Mélanger l’artiste et l’artisan
Autodidacte et bricoleur, M. Picard n’hésite pas à créer lui-même les équipements dont il a besoin pour ses projets. "Je suis très manuel, donc quand j’ai une idée, je suis capable de la réaliser. J’ai fabriqué ma table d’insolation moi-même. C’est un outil qui permet de cuire l’enduit que tu mets sur les soies pour faire le film pour sérigraphier. J’ai conçu mes meubles de travail. Je taille mes pinceaux. J’ai confectionné mon armoire de séchage avec une boîte de carton de frigo dans laquelle j’ai mis des 2X2 pour placer mes soies et une ancienne couverture d’entraînement de mon fils pour la couvrir.
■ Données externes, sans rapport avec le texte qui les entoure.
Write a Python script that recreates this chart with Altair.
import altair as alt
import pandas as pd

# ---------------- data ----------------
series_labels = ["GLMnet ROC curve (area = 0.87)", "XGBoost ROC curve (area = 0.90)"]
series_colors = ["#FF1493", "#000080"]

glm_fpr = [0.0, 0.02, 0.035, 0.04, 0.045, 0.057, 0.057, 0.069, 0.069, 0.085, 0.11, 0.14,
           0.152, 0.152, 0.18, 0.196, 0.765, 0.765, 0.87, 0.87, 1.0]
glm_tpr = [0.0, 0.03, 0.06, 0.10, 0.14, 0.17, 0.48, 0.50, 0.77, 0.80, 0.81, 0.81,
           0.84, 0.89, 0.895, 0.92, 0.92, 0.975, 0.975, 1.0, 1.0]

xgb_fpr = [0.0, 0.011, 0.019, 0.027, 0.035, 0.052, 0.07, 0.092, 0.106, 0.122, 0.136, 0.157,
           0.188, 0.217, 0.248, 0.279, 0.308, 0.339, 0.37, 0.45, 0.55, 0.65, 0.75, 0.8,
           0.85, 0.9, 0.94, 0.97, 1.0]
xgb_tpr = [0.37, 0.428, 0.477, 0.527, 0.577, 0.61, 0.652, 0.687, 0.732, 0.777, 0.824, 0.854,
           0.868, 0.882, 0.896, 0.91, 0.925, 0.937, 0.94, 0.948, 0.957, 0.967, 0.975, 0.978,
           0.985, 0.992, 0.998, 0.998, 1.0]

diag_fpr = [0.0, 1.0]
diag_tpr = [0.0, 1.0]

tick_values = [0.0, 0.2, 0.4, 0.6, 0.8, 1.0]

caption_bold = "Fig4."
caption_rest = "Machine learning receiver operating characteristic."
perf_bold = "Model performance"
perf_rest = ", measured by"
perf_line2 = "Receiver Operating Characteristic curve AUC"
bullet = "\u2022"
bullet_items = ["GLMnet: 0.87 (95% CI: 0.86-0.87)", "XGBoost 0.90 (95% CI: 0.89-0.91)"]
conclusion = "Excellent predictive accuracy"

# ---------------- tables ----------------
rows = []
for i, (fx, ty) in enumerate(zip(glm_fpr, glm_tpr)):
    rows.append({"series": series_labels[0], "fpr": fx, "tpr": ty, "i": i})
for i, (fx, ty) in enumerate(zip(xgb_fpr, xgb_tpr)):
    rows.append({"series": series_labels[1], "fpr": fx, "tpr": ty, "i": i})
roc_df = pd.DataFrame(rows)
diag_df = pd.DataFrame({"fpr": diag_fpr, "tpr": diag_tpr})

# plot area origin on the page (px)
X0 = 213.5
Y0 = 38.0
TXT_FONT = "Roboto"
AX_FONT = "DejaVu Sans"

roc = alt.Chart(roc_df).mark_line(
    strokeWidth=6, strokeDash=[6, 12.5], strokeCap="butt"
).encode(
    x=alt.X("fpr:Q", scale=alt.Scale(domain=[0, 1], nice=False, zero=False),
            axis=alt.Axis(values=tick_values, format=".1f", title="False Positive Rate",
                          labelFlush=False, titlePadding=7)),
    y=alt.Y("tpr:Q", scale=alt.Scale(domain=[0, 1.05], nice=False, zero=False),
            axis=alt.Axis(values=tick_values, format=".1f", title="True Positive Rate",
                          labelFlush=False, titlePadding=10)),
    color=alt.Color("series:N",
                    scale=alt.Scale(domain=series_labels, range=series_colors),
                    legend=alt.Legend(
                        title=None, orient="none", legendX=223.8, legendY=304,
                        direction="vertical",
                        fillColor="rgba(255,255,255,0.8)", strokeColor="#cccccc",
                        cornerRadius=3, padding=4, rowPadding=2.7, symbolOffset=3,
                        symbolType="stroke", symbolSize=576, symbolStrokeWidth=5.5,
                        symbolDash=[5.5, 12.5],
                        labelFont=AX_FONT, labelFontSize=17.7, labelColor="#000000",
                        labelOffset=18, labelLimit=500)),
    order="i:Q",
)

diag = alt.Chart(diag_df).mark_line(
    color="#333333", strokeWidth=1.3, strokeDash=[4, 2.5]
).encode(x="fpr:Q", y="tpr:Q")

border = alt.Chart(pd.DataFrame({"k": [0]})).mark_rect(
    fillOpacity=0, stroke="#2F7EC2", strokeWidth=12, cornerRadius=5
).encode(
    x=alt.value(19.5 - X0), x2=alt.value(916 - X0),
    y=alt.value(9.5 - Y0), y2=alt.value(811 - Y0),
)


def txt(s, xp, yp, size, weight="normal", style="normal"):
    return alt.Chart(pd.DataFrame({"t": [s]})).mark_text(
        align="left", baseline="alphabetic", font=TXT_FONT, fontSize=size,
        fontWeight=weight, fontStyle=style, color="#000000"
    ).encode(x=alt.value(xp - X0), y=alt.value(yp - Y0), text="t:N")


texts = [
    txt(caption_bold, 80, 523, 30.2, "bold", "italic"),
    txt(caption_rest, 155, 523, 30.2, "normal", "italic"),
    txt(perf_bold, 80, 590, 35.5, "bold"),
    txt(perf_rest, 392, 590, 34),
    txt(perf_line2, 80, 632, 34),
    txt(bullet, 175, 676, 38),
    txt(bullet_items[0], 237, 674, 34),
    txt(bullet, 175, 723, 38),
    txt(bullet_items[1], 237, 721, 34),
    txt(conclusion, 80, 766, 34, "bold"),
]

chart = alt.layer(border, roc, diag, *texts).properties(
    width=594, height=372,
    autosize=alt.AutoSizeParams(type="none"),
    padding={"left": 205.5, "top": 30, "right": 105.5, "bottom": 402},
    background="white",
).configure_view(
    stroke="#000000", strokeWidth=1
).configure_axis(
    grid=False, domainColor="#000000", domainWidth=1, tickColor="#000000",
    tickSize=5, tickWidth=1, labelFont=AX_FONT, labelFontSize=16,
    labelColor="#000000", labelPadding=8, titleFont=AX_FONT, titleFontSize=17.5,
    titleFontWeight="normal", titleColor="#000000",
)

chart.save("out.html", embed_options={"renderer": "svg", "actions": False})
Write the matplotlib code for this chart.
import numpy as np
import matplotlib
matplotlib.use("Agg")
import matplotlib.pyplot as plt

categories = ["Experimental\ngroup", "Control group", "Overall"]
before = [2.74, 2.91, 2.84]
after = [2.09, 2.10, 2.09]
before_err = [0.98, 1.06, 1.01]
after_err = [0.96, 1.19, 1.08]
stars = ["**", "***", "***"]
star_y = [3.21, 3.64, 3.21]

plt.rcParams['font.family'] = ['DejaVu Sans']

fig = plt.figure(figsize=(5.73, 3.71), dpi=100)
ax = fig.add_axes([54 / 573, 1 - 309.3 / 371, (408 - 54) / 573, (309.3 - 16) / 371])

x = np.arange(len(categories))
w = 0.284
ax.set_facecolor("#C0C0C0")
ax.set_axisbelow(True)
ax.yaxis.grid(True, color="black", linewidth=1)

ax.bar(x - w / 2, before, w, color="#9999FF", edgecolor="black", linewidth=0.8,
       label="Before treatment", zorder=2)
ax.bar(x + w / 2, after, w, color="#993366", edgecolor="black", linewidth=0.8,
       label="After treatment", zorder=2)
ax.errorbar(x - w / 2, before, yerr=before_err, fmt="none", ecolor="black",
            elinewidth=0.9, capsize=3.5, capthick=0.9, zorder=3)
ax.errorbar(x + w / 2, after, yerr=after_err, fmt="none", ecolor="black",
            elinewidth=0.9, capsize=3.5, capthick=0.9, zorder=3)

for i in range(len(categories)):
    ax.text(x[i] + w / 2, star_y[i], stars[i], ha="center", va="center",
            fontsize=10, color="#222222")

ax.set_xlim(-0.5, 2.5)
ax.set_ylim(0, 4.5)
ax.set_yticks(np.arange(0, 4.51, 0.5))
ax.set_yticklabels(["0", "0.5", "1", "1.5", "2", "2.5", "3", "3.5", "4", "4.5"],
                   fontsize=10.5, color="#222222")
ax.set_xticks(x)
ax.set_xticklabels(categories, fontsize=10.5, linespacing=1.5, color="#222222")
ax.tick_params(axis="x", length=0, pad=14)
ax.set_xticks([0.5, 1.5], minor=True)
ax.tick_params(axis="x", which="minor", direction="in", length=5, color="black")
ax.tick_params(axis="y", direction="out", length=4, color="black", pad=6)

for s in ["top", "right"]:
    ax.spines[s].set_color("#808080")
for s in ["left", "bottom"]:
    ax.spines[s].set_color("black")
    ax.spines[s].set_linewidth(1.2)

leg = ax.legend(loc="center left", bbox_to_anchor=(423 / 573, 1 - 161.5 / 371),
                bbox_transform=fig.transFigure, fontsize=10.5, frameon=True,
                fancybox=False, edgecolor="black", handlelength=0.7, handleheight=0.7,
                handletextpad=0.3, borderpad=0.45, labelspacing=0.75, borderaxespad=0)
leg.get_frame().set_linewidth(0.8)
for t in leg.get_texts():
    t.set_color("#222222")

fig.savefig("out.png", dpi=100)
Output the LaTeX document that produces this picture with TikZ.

Ça marche tempête ! On n’est pas obligé d’avoir une Rolls Royce quand une Lada fait très bien l’affaire. Ça ne m’empêche pas non plus d’acheter un outil neuf et de le transformer selon mes besoins", évoque-t-il.
Pascal Picard considère que ce côté manuel, alliée avec sa créativité, est sa plus grande force. "C’est avec le temps, en démontant les choses, que j’ai appris à fabriquer des objets. Aujourd’hui, c’est encore plus facile avec Internet et YouTube", soutient-il.
Selon lui, cette façon de faire combine les deux aspects de l’art, soit celui de l’artisan (le travail technique) et celui de l’artiste conceptuel (où l’idée et le concept de l’œuvre priment sur sa réalisation). "C’est de l’art aussi, inventer des choses, de patenter un équipement. Tout le temps que je mets là-dedans, ça vaut autant pour moi que celui passé à faire une œuvre. Pour moi, la technique et la démarche sont indissociables", conclut-il.
Mentionnons qu’outre son exposition au CNE, M. Picard sera prochainement en résidence au Village historique acadien près de Caraquet, au Nouveau-Brunswick. Il a fait également partie des cinq artistes sélectionnés pour une exposition à l’Atelier Presse-Papier de Trois-Rivières en mai 2025.